Why do some things stay with a home and some things go?
It's a question which comes up all the time, and the answer generally looks like this: What stays and what goes is largely a matter for buyers and sellers to negotiate.
In general terms, "fixtures" are items which stay with the home, are firmly attached to it, and are intended to remain with it at the time of sale. The classic example concerns microwave ovens.
A built-in microwave is typically regarded as a "fixture" because it is built-in and firmly attached to the property. If you took the microwave out there would be a big empty space where it had been installed. A microwave oven sitting on a kitchen counter is different -- it's not built-in and it's not firmly attached. Pull the plug and away it goes. The movable microwave is probably not a "fixture," instead it's personal property.

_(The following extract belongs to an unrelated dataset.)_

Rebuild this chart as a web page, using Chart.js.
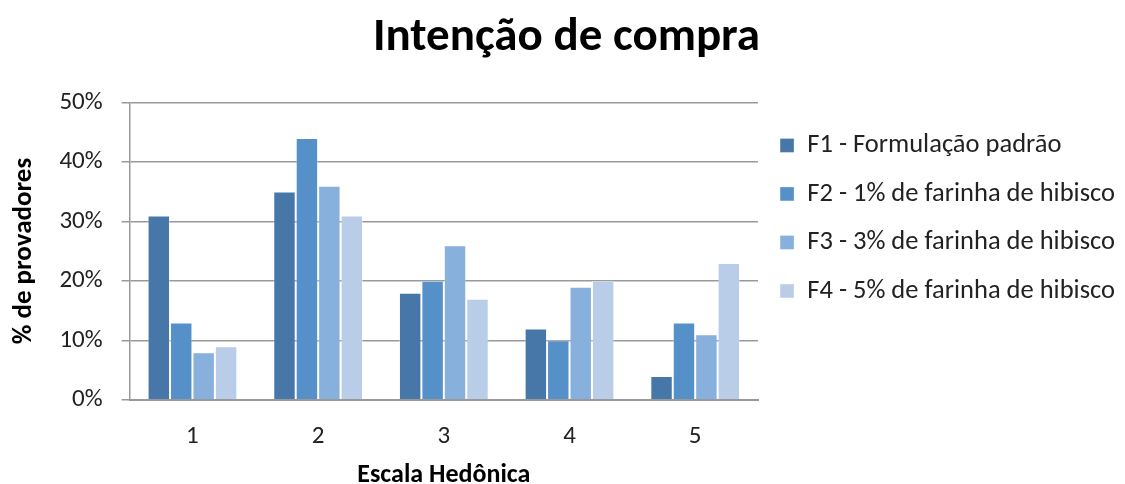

Why "probably not?" Because a buyer's offer might require the countertop microwave to stay as a condition of the sale. If the seller agrees, the microwave remains.
The bottom line: To prevent arguments, agreements between buyers and sellers should carefully reflect what stays with a home -- and what goes.
How Have New Homes Changed?
It's not your imagination. They're not building homes the way they used to. According to the National Association of Home Builders, between 1987 and 1999 typical new homes changed in many ways:
*The average new home in 1987 had 1,905 sq. ft. By 1999, new homes had grown to an average of 2,250 sq. ft.
*While homes were getting larger, lots were shrinking. A typical lot went from 17,600 sq. ft. to 12,910 sq. ft. during the 12-year period.
*More homes had carports and garages (88 percent in 1999, 82 percent in 1987), while the proportion of homes with two-car garages rose from 65 percent in 1987 to 81 percent in 1999.
*The nation is just-about evenly split when it comes to stairs and floors. By 1999, just over half (51 percent) of all homes had two or more stories, while 48 percent had just one floor. In 1987, homes with a single floor represented the biggest segment (49 percent) of new home construction, while houses with two or more floors had a 46-percent market share.